Written instruction: Where the data below has the string "React", return the whole line.

Raw data:
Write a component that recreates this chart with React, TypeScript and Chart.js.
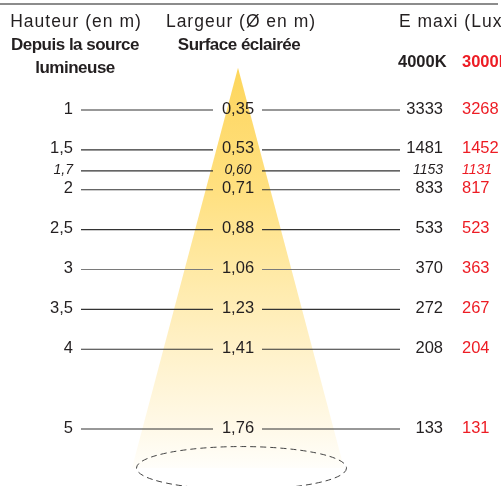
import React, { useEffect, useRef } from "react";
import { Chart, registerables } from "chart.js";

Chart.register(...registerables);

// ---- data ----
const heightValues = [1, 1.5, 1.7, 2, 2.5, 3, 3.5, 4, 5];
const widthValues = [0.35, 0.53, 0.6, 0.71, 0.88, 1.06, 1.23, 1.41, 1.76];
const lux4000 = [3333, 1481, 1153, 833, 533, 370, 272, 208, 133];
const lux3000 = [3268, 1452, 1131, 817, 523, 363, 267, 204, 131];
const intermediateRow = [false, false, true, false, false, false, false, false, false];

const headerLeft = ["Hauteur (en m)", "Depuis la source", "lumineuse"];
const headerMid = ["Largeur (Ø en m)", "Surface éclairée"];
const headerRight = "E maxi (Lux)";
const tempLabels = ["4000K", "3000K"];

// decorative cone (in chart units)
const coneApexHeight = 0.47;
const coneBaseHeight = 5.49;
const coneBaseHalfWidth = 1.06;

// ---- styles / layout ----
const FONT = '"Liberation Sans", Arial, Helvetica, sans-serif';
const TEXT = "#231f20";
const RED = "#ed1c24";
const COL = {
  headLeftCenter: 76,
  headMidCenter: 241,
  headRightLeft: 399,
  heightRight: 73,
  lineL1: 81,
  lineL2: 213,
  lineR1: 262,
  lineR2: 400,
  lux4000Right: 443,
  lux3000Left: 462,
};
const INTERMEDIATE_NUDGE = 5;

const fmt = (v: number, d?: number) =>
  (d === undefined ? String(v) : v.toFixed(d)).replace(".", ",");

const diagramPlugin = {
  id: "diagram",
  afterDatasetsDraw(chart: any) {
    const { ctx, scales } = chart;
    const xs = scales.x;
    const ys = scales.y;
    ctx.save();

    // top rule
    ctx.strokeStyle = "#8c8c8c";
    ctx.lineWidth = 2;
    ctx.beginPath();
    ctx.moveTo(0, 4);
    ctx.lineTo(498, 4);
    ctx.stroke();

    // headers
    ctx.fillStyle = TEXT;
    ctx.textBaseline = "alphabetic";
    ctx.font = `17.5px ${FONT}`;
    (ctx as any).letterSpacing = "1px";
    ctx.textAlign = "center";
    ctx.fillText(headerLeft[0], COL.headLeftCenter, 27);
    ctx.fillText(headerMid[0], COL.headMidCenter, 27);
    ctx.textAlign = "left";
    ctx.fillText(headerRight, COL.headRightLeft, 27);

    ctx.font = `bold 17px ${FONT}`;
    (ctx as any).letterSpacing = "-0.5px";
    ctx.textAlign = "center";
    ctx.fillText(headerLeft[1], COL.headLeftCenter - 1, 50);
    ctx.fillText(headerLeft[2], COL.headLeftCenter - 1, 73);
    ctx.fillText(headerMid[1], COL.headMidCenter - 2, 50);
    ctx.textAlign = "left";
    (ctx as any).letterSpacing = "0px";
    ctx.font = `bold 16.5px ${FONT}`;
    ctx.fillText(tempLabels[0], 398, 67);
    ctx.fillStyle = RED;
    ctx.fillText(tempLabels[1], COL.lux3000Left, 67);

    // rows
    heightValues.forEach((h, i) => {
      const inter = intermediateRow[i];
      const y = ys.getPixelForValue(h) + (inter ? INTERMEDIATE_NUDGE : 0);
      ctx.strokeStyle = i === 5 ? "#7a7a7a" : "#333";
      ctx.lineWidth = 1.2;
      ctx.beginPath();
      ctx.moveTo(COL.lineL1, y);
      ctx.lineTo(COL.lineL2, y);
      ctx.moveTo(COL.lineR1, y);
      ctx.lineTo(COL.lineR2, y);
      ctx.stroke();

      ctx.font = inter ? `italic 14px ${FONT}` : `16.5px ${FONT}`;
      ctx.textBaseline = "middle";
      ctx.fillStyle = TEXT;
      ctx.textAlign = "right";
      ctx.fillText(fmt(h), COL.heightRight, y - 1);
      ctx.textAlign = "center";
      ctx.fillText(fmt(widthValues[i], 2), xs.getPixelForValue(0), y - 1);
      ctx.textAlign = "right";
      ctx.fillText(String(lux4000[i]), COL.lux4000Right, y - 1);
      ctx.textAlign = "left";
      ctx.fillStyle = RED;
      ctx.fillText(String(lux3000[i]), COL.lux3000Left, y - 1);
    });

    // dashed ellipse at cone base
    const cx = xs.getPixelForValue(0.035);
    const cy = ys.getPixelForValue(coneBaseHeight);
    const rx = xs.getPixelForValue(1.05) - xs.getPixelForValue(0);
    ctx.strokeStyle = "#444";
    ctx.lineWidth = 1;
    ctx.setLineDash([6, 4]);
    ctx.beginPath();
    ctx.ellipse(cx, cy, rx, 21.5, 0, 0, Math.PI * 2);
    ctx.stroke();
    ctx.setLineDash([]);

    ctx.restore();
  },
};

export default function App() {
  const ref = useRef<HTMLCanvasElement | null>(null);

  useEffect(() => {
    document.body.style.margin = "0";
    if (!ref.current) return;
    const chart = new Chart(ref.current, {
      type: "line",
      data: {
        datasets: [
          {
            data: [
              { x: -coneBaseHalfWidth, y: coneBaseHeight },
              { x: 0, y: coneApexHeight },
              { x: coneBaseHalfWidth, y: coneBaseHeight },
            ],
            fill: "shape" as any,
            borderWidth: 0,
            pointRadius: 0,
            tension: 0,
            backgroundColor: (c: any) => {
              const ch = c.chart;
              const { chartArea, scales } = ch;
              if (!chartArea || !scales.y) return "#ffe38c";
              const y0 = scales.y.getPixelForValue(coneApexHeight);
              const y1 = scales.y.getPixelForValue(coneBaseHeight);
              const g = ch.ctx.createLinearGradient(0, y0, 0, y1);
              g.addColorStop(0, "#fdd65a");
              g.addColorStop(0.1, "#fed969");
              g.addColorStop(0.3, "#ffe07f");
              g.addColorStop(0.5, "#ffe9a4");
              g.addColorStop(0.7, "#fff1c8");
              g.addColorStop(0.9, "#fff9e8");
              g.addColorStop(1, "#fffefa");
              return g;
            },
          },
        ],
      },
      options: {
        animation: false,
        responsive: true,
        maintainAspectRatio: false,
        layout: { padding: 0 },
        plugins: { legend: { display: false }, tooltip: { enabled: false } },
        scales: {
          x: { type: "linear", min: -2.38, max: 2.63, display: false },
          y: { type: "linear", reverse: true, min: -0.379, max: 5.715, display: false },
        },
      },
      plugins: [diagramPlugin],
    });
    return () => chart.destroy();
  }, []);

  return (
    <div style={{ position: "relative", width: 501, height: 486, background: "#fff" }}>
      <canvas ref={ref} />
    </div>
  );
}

Right answer:
Write a component that recreates this chart with React, TypeScript and Chart.js.
import React, { useEffect, useRef } from "react";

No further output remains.